[RAW DATA]
^^^^
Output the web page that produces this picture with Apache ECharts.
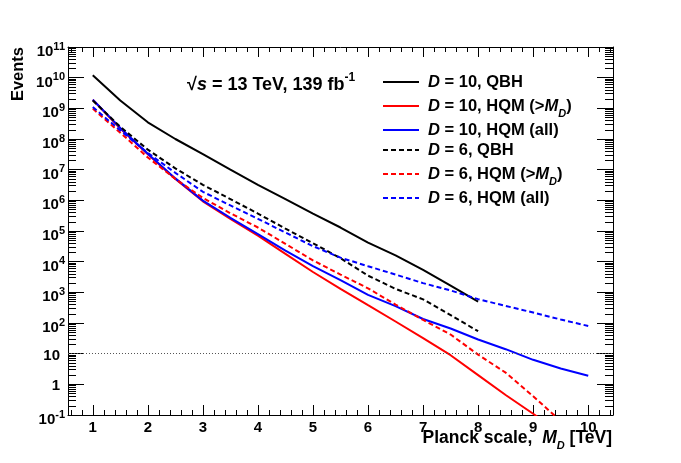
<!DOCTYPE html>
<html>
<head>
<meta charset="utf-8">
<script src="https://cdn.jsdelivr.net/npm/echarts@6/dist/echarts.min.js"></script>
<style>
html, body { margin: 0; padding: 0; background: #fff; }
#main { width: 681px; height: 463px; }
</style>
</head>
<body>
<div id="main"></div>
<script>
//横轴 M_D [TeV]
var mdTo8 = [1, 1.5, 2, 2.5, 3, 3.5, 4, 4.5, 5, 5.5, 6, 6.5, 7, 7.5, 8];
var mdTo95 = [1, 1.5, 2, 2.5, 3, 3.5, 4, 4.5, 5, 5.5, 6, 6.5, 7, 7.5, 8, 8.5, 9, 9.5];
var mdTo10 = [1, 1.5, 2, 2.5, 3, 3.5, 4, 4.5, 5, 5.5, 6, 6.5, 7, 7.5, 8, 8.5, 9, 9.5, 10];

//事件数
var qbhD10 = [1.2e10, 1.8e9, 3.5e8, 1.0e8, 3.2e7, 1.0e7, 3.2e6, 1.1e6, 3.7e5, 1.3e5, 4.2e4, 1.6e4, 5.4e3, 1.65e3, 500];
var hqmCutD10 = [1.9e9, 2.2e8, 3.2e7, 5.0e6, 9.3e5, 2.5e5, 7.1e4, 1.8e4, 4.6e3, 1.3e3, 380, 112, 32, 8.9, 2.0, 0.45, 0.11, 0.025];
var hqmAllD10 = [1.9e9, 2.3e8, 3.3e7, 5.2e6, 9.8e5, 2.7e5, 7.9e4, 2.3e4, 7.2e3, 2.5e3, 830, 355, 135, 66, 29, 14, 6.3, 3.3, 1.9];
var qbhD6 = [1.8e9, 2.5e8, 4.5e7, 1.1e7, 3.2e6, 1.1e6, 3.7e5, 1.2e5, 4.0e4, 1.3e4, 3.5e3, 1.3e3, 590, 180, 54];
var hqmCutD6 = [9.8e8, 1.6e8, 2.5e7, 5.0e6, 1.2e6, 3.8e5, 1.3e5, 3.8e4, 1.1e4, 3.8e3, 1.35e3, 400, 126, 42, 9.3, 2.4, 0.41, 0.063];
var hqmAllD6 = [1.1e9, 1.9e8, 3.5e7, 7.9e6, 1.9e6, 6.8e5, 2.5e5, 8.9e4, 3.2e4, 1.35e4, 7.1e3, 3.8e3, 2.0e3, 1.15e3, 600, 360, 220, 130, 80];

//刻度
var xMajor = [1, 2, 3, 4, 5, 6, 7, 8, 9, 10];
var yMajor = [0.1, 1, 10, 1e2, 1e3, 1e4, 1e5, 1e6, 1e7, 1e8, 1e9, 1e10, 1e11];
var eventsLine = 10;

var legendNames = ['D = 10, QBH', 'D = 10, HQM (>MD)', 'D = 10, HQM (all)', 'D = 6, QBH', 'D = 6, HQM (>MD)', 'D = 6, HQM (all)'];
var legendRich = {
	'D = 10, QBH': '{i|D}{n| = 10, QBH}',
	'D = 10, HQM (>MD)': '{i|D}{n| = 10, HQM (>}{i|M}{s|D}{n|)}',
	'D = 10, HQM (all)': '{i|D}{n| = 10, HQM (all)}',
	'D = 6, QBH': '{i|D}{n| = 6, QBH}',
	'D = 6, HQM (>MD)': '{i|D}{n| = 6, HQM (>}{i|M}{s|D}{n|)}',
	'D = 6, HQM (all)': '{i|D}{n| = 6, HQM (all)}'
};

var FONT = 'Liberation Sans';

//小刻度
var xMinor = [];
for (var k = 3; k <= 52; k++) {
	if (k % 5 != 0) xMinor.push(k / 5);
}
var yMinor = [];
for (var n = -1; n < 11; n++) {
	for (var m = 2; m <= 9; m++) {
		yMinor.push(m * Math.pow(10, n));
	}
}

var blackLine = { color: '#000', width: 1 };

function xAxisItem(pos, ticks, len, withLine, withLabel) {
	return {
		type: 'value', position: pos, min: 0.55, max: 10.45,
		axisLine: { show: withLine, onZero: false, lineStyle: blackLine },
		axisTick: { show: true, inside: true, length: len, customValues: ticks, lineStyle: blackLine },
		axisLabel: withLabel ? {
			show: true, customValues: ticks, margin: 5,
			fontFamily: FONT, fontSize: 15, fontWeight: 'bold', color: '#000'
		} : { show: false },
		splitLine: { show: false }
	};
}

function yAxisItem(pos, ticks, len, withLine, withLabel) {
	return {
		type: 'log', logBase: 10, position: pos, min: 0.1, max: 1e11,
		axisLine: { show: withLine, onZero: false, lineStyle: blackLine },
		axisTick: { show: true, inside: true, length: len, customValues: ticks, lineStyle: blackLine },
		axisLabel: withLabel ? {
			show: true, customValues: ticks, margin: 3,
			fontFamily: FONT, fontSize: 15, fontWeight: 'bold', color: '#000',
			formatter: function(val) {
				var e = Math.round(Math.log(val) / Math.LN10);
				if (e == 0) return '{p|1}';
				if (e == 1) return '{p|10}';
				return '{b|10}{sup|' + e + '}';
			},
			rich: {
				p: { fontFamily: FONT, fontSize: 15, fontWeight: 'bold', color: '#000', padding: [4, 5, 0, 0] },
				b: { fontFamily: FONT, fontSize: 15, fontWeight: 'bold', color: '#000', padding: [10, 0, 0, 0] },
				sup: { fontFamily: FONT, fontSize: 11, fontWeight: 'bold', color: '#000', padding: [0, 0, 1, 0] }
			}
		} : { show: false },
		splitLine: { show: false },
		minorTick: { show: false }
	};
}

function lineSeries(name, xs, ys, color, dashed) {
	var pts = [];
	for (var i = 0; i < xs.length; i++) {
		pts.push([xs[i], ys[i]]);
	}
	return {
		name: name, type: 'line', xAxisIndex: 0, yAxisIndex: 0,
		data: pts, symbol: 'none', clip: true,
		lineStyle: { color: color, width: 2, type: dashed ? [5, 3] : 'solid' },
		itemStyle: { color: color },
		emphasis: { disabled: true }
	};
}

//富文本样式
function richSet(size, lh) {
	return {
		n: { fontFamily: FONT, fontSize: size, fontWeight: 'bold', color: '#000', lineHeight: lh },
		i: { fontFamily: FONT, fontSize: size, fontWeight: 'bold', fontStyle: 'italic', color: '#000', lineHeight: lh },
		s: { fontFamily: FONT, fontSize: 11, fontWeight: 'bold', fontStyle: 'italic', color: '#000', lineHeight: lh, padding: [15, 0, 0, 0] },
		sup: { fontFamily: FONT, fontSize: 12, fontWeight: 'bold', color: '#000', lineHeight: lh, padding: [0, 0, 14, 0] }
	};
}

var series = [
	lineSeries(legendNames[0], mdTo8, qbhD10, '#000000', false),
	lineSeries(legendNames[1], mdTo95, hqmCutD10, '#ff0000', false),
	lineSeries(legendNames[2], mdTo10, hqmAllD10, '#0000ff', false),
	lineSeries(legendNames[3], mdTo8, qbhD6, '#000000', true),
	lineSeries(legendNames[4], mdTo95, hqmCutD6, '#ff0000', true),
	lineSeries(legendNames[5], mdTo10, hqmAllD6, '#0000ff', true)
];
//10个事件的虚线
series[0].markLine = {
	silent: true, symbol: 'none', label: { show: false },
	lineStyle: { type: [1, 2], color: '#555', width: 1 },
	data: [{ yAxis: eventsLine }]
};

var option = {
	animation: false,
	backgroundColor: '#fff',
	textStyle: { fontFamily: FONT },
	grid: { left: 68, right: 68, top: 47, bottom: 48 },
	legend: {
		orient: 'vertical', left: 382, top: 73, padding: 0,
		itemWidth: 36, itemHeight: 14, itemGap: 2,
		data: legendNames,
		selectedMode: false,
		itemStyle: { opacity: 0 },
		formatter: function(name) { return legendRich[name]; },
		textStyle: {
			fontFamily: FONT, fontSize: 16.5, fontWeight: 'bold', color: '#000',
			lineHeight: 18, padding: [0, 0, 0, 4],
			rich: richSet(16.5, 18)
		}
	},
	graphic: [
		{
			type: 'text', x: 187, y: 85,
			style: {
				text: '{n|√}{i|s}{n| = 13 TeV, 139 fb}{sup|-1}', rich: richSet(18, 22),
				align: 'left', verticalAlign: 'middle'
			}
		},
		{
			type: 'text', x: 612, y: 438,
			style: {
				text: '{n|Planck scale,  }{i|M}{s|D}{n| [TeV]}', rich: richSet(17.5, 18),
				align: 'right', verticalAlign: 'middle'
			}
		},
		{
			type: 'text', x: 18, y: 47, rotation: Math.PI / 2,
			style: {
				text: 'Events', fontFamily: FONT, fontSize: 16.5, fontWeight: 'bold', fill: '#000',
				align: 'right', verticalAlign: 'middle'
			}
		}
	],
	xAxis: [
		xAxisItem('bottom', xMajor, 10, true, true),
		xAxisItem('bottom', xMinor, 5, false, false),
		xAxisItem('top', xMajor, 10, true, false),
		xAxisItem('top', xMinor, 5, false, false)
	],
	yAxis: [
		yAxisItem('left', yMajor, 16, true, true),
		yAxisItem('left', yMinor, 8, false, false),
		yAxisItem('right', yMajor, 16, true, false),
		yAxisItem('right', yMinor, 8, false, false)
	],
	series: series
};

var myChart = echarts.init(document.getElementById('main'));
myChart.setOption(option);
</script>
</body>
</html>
^^^^
[TASK] Give again, word for word, every line from the top of the data above to the line holding "9, 9.5, 10];", inclusive, with the pictures left out.

[RESULT FOR THIS TASK]
Output the web page that produces this picture with Apache ECharts.
<!DOCTYPE html>
<html>
<head>
<meta charset="utf-8">
<script src="https://cdn.jsdelivr.net/npm/echarts@6/dist/echarts.min.js"></script>
<style>
html, body { margin: 0; padding: 0; background: #fff; }
#main { width: 681px; height: 463px; }
</style>
</head>
<body>
<div id="main"></div>
<script>
//横轴 M_D [TeV]
var mdTo8 = [1, 1.5, 2, 2.5, 3, 3.5, 4, 4.5, 5, 5.5, 6, 6.5, 7, 7.5, 8];
var mdTo95 = [1, 1.5, 2, 2.5, 3, 3.5, 4, 4.5, 5, 5.5, 6, 6.5, 7, 7.5, 8, 8.5, 9, 9.5];
var mdTo10 = [1, 1.5, 2, 2.5, 3, 3.5, 4, 4.5, 5, 5.5, 6, 6.5, 7, 7.5, 8, 8.5, 9, 9.5, 10];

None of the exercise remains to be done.